* Task instructions *
Filter the entries below, keeping every line that has the word "standalone".

* Information shown *
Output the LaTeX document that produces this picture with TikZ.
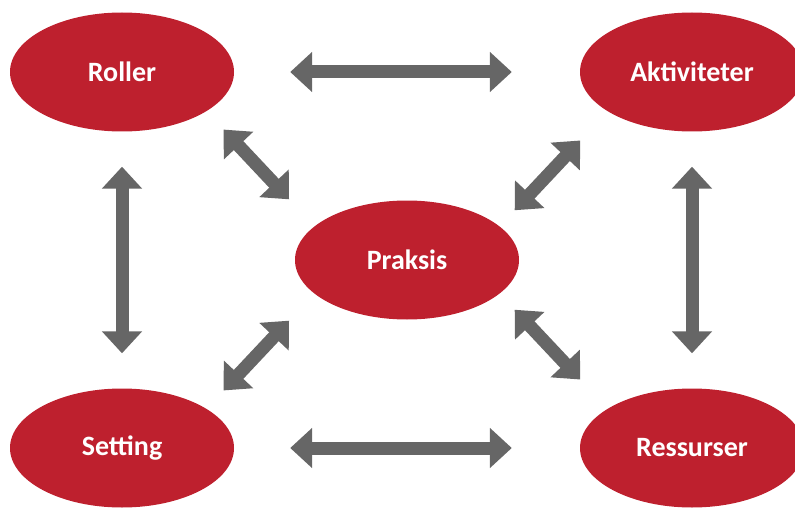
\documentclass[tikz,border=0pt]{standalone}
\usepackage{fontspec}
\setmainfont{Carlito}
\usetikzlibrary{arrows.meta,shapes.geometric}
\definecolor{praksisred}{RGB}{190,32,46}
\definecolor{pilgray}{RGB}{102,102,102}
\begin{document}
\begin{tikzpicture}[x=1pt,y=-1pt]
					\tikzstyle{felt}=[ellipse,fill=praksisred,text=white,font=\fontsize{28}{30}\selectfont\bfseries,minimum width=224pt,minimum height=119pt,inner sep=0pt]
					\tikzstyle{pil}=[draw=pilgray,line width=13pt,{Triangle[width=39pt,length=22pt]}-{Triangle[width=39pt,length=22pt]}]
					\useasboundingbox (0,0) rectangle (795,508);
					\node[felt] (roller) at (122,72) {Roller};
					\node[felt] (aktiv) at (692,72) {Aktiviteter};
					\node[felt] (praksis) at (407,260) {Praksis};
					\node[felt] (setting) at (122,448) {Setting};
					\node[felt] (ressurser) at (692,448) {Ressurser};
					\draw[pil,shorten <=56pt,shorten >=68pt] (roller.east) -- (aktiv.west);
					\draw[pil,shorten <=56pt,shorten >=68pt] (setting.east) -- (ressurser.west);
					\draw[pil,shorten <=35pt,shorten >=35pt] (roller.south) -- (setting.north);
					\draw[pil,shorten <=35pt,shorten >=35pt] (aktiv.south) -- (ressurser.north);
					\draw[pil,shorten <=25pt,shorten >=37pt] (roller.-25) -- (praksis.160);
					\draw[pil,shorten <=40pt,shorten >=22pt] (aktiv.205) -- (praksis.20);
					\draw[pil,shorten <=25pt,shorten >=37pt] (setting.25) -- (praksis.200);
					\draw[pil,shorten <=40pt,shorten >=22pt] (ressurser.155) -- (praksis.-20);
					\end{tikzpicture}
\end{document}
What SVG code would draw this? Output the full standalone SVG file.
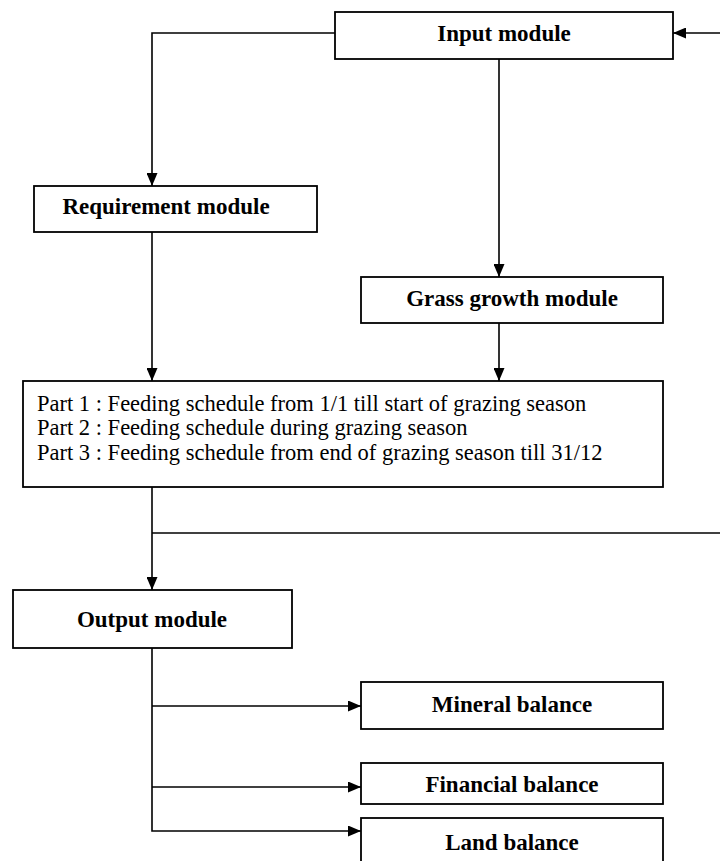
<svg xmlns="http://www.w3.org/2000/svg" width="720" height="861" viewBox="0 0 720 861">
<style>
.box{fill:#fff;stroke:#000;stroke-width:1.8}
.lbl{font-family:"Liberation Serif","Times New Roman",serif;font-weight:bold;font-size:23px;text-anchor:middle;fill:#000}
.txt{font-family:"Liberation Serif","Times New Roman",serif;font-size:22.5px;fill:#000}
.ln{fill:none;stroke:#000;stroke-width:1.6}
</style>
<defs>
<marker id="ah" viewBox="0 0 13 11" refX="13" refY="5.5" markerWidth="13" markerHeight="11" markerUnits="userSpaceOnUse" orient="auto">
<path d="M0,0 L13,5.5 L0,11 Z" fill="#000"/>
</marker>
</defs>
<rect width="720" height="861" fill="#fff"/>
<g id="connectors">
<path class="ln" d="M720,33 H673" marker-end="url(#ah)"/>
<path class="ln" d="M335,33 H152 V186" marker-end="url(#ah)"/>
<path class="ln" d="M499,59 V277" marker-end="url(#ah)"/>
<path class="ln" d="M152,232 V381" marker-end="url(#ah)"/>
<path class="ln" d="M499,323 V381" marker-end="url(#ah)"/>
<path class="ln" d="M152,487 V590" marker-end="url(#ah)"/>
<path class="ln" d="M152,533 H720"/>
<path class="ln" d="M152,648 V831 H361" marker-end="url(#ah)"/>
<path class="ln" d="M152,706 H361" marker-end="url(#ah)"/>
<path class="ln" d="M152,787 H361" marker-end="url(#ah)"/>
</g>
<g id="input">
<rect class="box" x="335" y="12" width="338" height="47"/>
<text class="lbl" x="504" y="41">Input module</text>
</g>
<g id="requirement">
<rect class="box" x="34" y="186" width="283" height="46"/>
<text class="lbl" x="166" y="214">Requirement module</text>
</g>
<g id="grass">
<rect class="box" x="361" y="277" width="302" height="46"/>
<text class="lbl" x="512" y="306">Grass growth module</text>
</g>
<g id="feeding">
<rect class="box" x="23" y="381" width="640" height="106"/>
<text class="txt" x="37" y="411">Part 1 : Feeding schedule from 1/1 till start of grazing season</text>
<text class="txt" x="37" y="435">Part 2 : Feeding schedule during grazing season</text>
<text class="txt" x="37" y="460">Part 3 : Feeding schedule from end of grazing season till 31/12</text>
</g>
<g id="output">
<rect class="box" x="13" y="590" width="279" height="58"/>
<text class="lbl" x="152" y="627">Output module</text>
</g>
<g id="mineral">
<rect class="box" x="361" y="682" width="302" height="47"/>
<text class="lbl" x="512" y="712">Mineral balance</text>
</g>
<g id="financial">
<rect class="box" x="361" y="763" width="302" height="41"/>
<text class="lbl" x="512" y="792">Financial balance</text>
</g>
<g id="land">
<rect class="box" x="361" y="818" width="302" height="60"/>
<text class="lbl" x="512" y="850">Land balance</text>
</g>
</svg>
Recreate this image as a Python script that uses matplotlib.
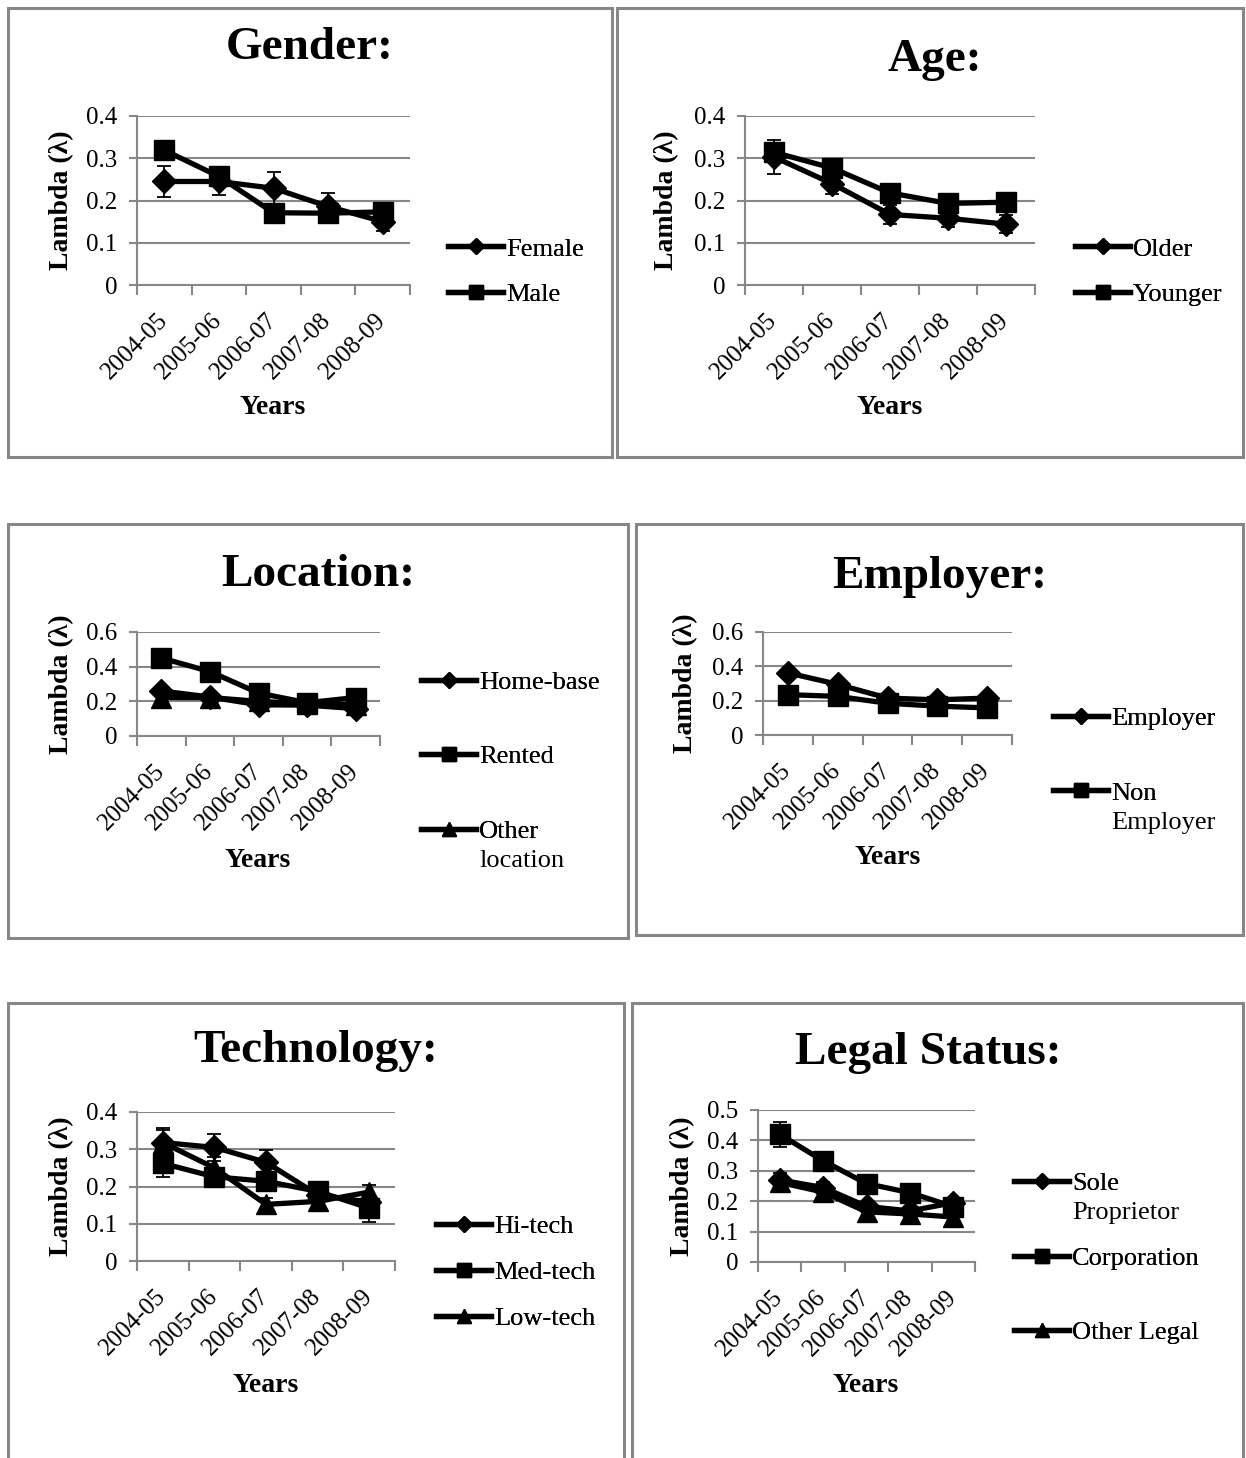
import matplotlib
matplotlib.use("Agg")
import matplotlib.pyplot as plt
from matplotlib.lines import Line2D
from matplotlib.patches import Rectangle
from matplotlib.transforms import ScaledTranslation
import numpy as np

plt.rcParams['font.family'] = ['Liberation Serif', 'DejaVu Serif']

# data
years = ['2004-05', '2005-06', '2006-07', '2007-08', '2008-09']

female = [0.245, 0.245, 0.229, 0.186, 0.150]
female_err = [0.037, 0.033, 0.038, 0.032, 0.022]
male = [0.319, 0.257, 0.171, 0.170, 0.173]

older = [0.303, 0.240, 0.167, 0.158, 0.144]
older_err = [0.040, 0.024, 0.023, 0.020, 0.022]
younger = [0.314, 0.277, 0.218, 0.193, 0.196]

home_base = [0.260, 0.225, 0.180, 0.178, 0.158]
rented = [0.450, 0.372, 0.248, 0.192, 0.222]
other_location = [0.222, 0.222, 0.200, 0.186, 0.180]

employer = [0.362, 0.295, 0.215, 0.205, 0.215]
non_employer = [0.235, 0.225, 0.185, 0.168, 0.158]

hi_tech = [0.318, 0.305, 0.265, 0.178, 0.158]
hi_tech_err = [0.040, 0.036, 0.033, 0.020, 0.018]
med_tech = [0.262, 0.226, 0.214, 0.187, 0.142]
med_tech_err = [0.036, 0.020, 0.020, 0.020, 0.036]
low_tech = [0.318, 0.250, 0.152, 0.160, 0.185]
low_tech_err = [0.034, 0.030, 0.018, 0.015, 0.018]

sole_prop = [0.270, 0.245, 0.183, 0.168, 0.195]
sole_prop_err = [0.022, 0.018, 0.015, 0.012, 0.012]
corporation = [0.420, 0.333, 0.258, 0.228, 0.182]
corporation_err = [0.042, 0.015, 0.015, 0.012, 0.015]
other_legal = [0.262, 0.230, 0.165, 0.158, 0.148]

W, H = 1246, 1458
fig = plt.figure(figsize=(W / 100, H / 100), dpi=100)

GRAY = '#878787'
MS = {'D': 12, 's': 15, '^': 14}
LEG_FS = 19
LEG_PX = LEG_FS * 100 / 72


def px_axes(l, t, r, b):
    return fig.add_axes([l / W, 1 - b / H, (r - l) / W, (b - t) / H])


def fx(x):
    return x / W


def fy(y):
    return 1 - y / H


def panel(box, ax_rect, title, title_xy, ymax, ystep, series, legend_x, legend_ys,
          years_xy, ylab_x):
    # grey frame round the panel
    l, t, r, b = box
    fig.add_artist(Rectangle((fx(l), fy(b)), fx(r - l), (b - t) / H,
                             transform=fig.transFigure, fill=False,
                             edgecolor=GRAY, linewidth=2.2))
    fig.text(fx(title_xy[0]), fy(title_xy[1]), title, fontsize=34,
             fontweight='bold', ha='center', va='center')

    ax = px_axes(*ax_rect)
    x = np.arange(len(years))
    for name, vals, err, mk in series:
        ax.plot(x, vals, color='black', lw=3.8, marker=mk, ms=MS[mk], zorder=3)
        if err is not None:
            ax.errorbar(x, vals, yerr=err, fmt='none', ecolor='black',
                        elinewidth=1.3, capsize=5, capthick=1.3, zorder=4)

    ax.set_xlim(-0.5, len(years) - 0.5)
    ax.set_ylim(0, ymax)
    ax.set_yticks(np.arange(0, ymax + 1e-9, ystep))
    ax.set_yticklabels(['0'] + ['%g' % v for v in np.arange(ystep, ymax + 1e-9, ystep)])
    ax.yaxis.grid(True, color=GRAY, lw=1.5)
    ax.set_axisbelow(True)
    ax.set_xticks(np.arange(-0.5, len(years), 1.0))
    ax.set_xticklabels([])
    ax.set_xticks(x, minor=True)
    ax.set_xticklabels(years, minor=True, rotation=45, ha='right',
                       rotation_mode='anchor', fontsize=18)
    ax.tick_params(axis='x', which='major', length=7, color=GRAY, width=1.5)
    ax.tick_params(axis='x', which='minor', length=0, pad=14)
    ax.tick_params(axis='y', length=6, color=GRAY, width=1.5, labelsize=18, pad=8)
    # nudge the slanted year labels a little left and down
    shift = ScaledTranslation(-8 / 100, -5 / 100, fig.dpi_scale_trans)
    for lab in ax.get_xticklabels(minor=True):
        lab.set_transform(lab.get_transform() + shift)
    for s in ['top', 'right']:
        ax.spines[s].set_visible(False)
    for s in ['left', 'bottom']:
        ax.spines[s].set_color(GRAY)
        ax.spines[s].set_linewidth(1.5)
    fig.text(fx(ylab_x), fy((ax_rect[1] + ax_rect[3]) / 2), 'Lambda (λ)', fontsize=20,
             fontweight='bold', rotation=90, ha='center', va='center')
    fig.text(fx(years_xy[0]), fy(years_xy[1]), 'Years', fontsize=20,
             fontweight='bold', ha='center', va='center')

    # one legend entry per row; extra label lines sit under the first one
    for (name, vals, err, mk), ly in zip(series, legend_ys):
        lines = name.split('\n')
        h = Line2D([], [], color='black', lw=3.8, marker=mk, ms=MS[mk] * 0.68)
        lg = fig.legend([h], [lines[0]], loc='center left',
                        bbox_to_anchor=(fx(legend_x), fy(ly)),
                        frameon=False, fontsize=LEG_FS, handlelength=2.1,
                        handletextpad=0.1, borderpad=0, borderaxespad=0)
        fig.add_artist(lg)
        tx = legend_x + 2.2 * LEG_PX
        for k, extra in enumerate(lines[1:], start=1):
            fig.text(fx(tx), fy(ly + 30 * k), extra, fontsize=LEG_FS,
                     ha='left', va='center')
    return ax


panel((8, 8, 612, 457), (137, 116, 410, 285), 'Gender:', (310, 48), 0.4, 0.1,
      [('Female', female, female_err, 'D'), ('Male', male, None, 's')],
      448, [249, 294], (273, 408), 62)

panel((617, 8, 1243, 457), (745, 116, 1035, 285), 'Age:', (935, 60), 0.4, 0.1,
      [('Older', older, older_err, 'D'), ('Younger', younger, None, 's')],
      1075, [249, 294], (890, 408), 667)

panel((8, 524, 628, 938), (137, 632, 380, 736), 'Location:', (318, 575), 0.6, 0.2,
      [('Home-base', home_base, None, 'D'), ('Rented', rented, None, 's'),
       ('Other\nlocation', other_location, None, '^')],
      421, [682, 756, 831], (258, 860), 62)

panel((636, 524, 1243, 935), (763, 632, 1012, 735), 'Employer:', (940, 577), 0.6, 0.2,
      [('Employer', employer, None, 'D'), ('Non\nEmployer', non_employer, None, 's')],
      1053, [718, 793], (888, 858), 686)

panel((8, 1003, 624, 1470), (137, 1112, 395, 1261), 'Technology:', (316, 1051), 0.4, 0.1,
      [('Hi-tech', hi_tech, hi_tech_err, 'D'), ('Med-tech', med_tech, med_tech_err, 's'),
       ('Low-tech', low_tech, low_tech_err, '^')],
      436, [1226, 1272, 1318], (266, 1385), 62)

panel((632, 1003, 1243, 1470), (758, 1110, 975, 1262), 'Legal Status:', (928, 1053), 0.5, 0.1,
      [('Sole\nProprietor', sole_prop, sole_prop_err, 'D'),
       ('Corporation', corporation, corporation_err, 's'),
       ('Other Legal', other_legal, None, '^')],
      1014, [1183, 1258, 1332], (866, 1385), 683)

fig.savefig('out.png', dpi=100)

* Exercise result *
\documentclass[tikz,border=0pt]{standalone}
What SVG code would draw this? Output the full standalone SVG file.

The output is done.